The BSA study found the commercial value of unlicensed software in Nigeria reached more than $287 million in 2013; in the Middle East and Africa the commercial value of unlicensed software was over $4.3 billion in 2013.
The survey reported that computer users cite the risk of security threats from malware as the top reason not to use unlicensed software. Among their specific concerns are intrusions by hackers and loss of data. Yet in the enterprise, only 35 percent of companies have written policies in place requiring use of properly licensed software.
"The study clearly shows how much work still has to be done," said Corporate Attorney, Digital Crimes Unit at Microsoft, one of BSA's member companies, Marius Haman . "Reducing unlicensed software use will help to stimulate Nigeria's economy, enhance businesses productivity and better avoid security risks. Security is especially important in light of the growing threat of cybercrime."
Globally, unlicensed software use continues to be a major problem with 43 percent of the software installed on PCs around the world not properly licensed. Emerging markets now account for 56 percent of all PCs in use globally -- and nearly three-quarters of all unlicensed software installations (73 percent). That trend is likely to continue.
One of the alarming trends revealed in the study is the significant gap between workers' and IT managers' awareness of company software policies. A full 42 percent of workers say their companies either do not have a policy on licensed software use or they don't know, while 86 percent of IT managers claim that their companies have either a written policy or an informal one.
It is no surprise, then, that less than half of IT managers surveyed are very confident that their company's software is properly licensed.
"Most people don't know what is installed on their systems.
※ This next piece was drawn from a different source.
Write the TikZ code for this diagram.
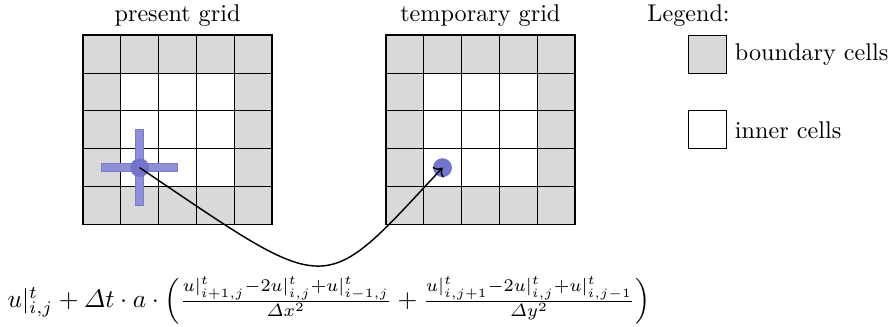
\documentclass[tikz,border=0pt]{standalone}
\usepackage{amsmath,amssymb}
\usepackage{graphicx}
\usepackage{xcolor}
\usepackage{tikz}
\usetikzlibrary{arrows.meta,positioning,calc}
\definecolor{gridgray}{HTML}{D9D9D9}
\definecolor{crossblue}{HTML}{8F8FD8}
\definecolor{crossedge}{HTML}{7B7BCD}
\definecolor{dotblue}{HTML}{7474CB}
\begin{document}
\begin{tikzpicture}[x=5.5mm,y=5.5mm,
  cell/.style={draw,minimum size=5.5mm,inner sep=0pt,outer sep=0pt},
  bnd/.style={cell,fill=gridgray}, inr/.style={cell,fill=white},
  bar/.style={fill=crossblue,draw=crossedge,inner sep=0pt},
  dot/.style={circle,fill=dotblue,minimum size=2.75mm,inner sep=0pt},
  ar/.style={->,semithick}]
  \useasboundingbox (-2.19,-2.69) rectangle (21.48,5.93);
  \foreach \ox/\g in {0/p,8/t}{
    \foreach \i in {0,...,4}{
      \foreach \j in {0,...,4}{
        \pgfmathtruncatemacro\edge{(\i==0)||(\i==4)||(\j==0)||(\j==4)}
        \ifnum\edge=1 \def\fc{gridgray}\else\def\fc{white}\fi
        \node[cell,fill=\fc] (\g\i\j) at (\ox+\i+0.5,\j+0.5) {};
      }
    }
    \draw[thick] (\g00.south west) rectangle (\g44.north east);
  }
  \node[above=0pt of p24] (ptitle) {present grid};
  \node[above=0pt of t24] (ttitle) {temporary grid};
  \node[bnd] (lbnd) at (16.5,4.5) {};
  \node[inr] (linr) at (16.5,2.5) {};
  \node[above=0pt of lbnd.north west] (legend) {Legend:};
  \node[right=0pt of lbnd] (lbtxt) {boundary cells};
  \node[right=0pt of linr] (litxt) {inner cells};
  \node[bar,minimum width=11mm,minimum height=1.1mm] (hbar) at (p11) {};
  \node[bar,minimum width=1.1mm,minimum height=11mm] (vbar) at (p11) {};
  \node[dot] (pdot) at (p11) {};
  \node[dot] (tdot) at (t11) {};
  \draw[ar] (pdot.center) to[out=-34,in=-133,out looseness=1.98,in looseness=1.52] (tdot.center);
  \node (eq) at (6.5,-2) {\scalebox{1.05}{$u|^t_{i,j} + \varDelta t \cdot a \cdot \left( \frac{u|^t_{i+1,j} - 2u|^t_{i,j} + u|^t_{i-1,j}}{\varDelta x^2} + \frac{u|^t_{i,j+1} - 2u|^t_{i,j} + u|^t_{i,j-1}}{\varDelta y^2} \right)$}};
\end{tikzpicture}
\end{document}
That needs to change," said BSA President and CEO Victoria Espinel.
"There are common-sense steps managers and administrators can take to make sure their organisations are using genuine, properly licensed software."
Another concern for Nigerian businesses is accidental piracy. "As methods to manufacture and sell counterfeit software become more sophisticated, there is an urgent need for greater awareness of this critical problem.
Unsuspecting companies are at risk of downloading or purchasing counterfeit software that can expose them to spyware, malware and viruses that can lead to identity theft, loss of data, and system failures," said Haman.
"Local law enforcement is taking action to tackle unscrupulous resellers and computer shops. An effective partnership between the public and private sector is crucial to reducing unlicensed software use in Nigeria," Haman concluded.